Goal —
Omit all images. Write out the rest of the material exactly.

Given data —
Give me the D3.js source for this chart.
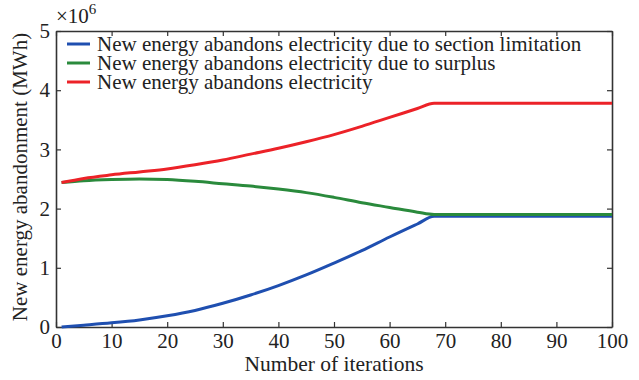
<!DOCTYPE html>
<html>
<head>
<meta charset="utf-8">
<script src="https://cdn.jsdelivr.net/npm/d3@7"></script>
<style>
  body { margin: 0; background: #fff; }
  .axis path, .axis line { stroke: #333; }
</style>
</head>
<body>
<svg id="chart" width="639" height="380"></svg>
<script>
// Abandoned new energy (x1e6 MWh) vs iteration

const SERIF = '"Liberation Serif"';

const iterations = [1, 5, 10, 15, 20, 25, 30, 35, 40, 45, 50, 55, 60, 65, 68, 70, 75, 80, 85, 90, 95, 100];

const sectionLimit = [0.00, 0.03, 0.07, 0.12, 0.19, 0.28, 0.40, 0.54, 0.70, 0.88, 1.08, 1.29, 1.52, 1.74, 1.87,
  1.87, 1.87, 1.87, 1.87, 1.87, 1.87, 1.87];
const surplus = [2.44, 2.47, 2.49, 2.50, 2.49, 2.46, 2.42, 2.38, 2.33, 2.27, 2.19, 2.10, 2.02, 1.94, 1.90,
  1.90, 1.90, 1.90, 1.90, 1.90, 1.90, 1.90];
const total = [2.44, 2.51, 2.57, 2.62, 2.67, 2.74, 2.82, 2.92, 3.02, 3.13, 3.25, 3.39, 3.54, 3.69, 3.78,
  3.78, 3.78, 3.78, 3.78, 3.78, 3.78, 3.78];

const xTicks = [0, 10, 20, 30, 40, 50, 60, 70, 80, 90, 100];
const yTicks = [0, 1, 2, 3, 4, 5];

const seriesNames = [
  'New energy abandons electricity due to section limitation',
  'New energy abandons electricity due to surplus',
  'New energy abandons electricity',
];
const seriesColors = ['#1f4fb0', '#2a8a3c', '#ec2228'];
const seriesValues = [sectionLimit, surplus, total];

// ------------------------------------------------------------
// Layout
// ------------------------------------------------------------
const margin = { left: 56, right: 27, top: 31, bottom: 53 };
const svg = d3.select('#chart');
const W = +svg.attr('width'), H = +svg.attr('height');
const iw = W - margin.left - margin.right;
const ih = H - margin.top - margin.bottom;

const x = d3.scaleLinear().domain([0, 100]).range([0, iw]);
const y = d3.scaleLinear().domain([0, 5]).range([ih, 0]);

const g = svg.append('g').attr('transform', `translate(${margin.left},${margin.top})`);

// Axes with inward ticks on all four sides
g.append('g').attr('class', 'axis')
  .attr('transform', `translate(0,${ih})`)
  .call(d3.axisBottom(x).tickValues(xTicks).tickFormat(d3.format('d'))
    .tickSizeInner(-5).tickSizeOuter(0).tickPadding(6));
g.append('g').attr('class', 'axis')
  .call(d3.axisTop(x).tickValues(xTicks).tickSizeInner(-5).tickSizeOuter(0).tickFormat(''));
g.append('g').attr('class', 'axis')
  .call(d3.axisLeft(y).tickValues(yTicks).tickFormat(d3.format('d'))
    .tickSizeInner(-5).tickSizeOuter(0).tickPadding(6));
g.append('g').attr('class', 'axis')
  .attr('transform', `translate(${iw},0)`)
  .call(d3.axisRight(y).tickValues(yTicks).tickSizeInner(-5).tickSizeOuter(0).tickFormat(''));

g.selectAll('.axis').attr('font-family', SERIF).attr('font-size', 21);
g.selectAll('.axis text').attr('fill', '#222');
g.selectAll('.axis path').attr('stroke-width', 1.6);
g.selectAll('.axis line').attr('stroke-width', 1.2);

// Lines
const line = d3.line()
  .x((d, i) => x(iterations[i]))
  .y(d => y(d))
  .curve(d3.curveMonotoneX);

seriesValues.forEach((vals, k) => {
  g.append('path')
    .datum(vals)
    .attr('fill', 'none')
    .attr('stroke', seriesColors[k])
    .attr('stroke-width', 3)
    .attr('stroke-linejoin', 'round')
    .attr('d', line);
});

// Legend (no frame)
const legend = g.append('g').attr('transform', 'translate(11,13)');
seriesNames.forEach((name, k) => {
  const row = legend.append('g').attr('transform', `translate(0,${k * 19})`);
  row.append('line')
    .attr('x1', 0).attr('x2', 23)
    .attr('stroke', seriesColors[k]).attr('stroke-width', 3);
  row.append('text')
    .attr('x', 30).attr('dy', '0.33em')
    .attr('font-family', SERIF)
    .attr('font-size', 21).attr('fill', '#222')
    .text(name);
});

// Axis titles
svg.append('text')
  .attr('x', margin.left + iw / 2).attr('y', 371)
  .attr('text-anchor', 'middle').attr('font-family', SERIF)
  .attr('font-size', 21.5).attr('fill', '#222')
  .text('Number of iterations');

svg.append('text')
  .attr('transform', `translate(27,${margin.top + ih / 2 - 2}) rotate(-90)`)
  .attr('text-anchor', 'middle').attr('font-family', SERIF)
  .attr('font-size', 21).attr('fill', '#222')
  .text('New energy abandonment (MWh)');

// Exponent label
const exp = svg.append('text')
  .attr('x', 56).attr('y', 23)
  .attr('font-family', SERIF)
  .attr('font-size', 21).attr('fill', '#222');
exp.append('tspan').text('×10');
exp.append('tspan').attr('dy', -9).attr('font-size', 15).text('6');
</script>
</body>
</html>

Solution —
Give me the D3.js source for this chart.
<!DOCTYPE html>
<html>
<head>
<meta charset="utf-8">
<script src="https://cdn.jsdelivr.net/npm/d3@7"></script>
<style>
  body { margin: 0; background: #fff; }
  .axis path, .axis line { stroke: #333; }
</style>
</head>
<body>
<svg id="chart" width="639" height="380"></svg>
<script>
// Abandoned new energy (x1e6 MWh) vs iteration

const SERIF = '"Liberation Serif"';

const iterations = [1, 5, 10, 15, 20, 25, 30, 35, 40, 45, 50, 55, 60, 65, 68, 70, 75, 80, 85, 90, 95, 100];

const sectionLimit = [0.00, 0.03, 0.07, 0.12, 0.19, 0.28, 0.40, 0.54, 0.70, 0.88, 1.08, 1.29, 1.52, 1.74, 1.87,
  1.87, 1.87, 1.87, 1.87, 1.87, 1.87, 1.87];
const surplus = [2.44, 2.47, 2.49, 2.50, 2.49, 2.46, 2.42, 2.38, 2.33, 2.27, 2.19, 2.10, 2.02, 1.94, 1.90,
  1.90, 1.90, 1.90, 1.90, 1.90, 1.90, 1.90];
const total = [2.44, 2.51, 2.57, 2.62, 2.67, 2.74, 2.82, 2.92, 3.02, 3.13, 3.25, 3.39, 3.54, 3.69, 3.78,
  3.78, 3.78, 3.78, 3.78, 3.78, 3.78, 3.78];

const xTicks = [0, 10, 20, 30, 40, 50, 60, 70, 80, 90, 100];
const yTicks = [0, 1, 2, 3, 4, 5];

const seriesNames = [
  'New energy abandons electricity due to section limitation',
  'New energy abandons electricity due to surplus',
  'New energy abandons electricity',
];
const seriesColors = ['#1f4fb0', '#2a8a3c', '#ec2228'];
const seriesValues = [sectionLimit, surplus, total];

// ------------------------------------------------------------
// Layout
// ------------------------------------------------------------
const margin = { left: 56, right: 27, top: 31, bottom: 53 };
const svg = d3.select('#chart');
const W = +svg.attr('width'), H = +svg.attr('height');
const iw = W - margin.left - margin.right;
const ih = H - margin.top - margin.bottom;

const x = d3.scaleLinear().domain([0, 100]).range([0, iw]);
const y = d3.scaleLinear().domain([0, 5]).range([ih, 0]);

const g = svg.append('g').attr('transform', `translate(${margin.left},${margin.top})`);

// Axes with inward ticks on all four sides
g.append('g').attr('class', 'axis')
  .attr('transform', `translate(0,${ih})`)
  .call(d3.axisBottom(x).tickValues(xTicks).tickFormat(d3.format('d'))
    .tickSizeInner(-5).tickSizeOuter(0).tickPadding(6));
g.append('g').attr('class', 'axis')
  .call(d3.axisTop(x).tickValues(xTicks).tickSizeInner(-5).tickSizeOuter(0).tickFormat(''));
g.append('g').attr('class', 'axis')
  .call(d3.axisLeft(y).tickValues(yTicks).tickFormat(d3.format('d'))
    .tickSizeInner(-5).tickSizeOuter(0).tickPadding(6));
g.append('g').attr('class', 'axis')
  .attr('transform', `translate(${iw},0)`)
  .call(d3.axisRight(y).tickValues(yTicks).tickSizeInner(-5).tickSizeOuter(0).tickFormat(''));

g.selectAll('.axis').attr('font-family', SERIF).attr('font-size', 21);
g.selectAll('.axis text').attr('fill', '#222');
g.selectAll('.axis path').attr('stroke-width', 1.6);
g.selectAll('.axis line').attr('stroke-width', 1.2);

// Lines
const line = d3.line()
  .x((d, i) => x(iterations[i]))
  .y(d => y(d))
  .curve(d3.curveMonotoneX);

seriesValues.forEach((vals, k) => {
  g.append('path')
    .datum(vals)
    .attr('fill', 'none')
    .attr('stroke', seriesColors[k])
    .attr('stroke-width', 3)
    .attr('stroke-linejoin', 'round')
    .attr('d', line);
});

// Legend (no frame)
const legend = g.append('g').attr('transform', 'translate(11,13)');
seriesNames.forEach((name, k) => {
  const row = legend.append('g').attr('transform', `translate(0,${k * 19})`);
  row.append('line')
    .attr('x1', 0).attr('x2', 23)
    .attr('stroke', seriesColors[k]).attr('stroke-width', 3);
  row.append('text')
    .attr('x', 30).attr('dy', '0.33em')
    .attr('font-family', SERIF)
    .attr('font-size', 21).attr('fill', '#222')
    .text(name);
});

// Axis titles
svg.append('text')
  .attr('x', margin.left + iw / 2).attr('y', 371)
  .attr('text-anchor', 'middle').attr('font-family', SERIF)
  .attr('font-size', 21.5).attr('fill', '#222')
  .text('Number of iterations');

svg.append('text')
  .attr('transform', `translate(27,${margin.top + ih / 2 - 2}) rotate(-90)`)
  .attr('text-anchor', 'middle').attr('font-family', SERIF)
  .attr('font-size', 21).attr('fill', '#222')
  .text('New energy abandonment (MWh)');

// Exponent label
const exp = svg.append('text')
  .attr('x', 56).attr('y', 23)
  .attr('font-family', SERIF)
  .attr('font-size', 21).attr('fill', '#222');
exp.append('tspan').text('×10');
exp.append('tspan').attr('dy', -9).attr('font-size', 15).text('6');
</script>
</body>
</html>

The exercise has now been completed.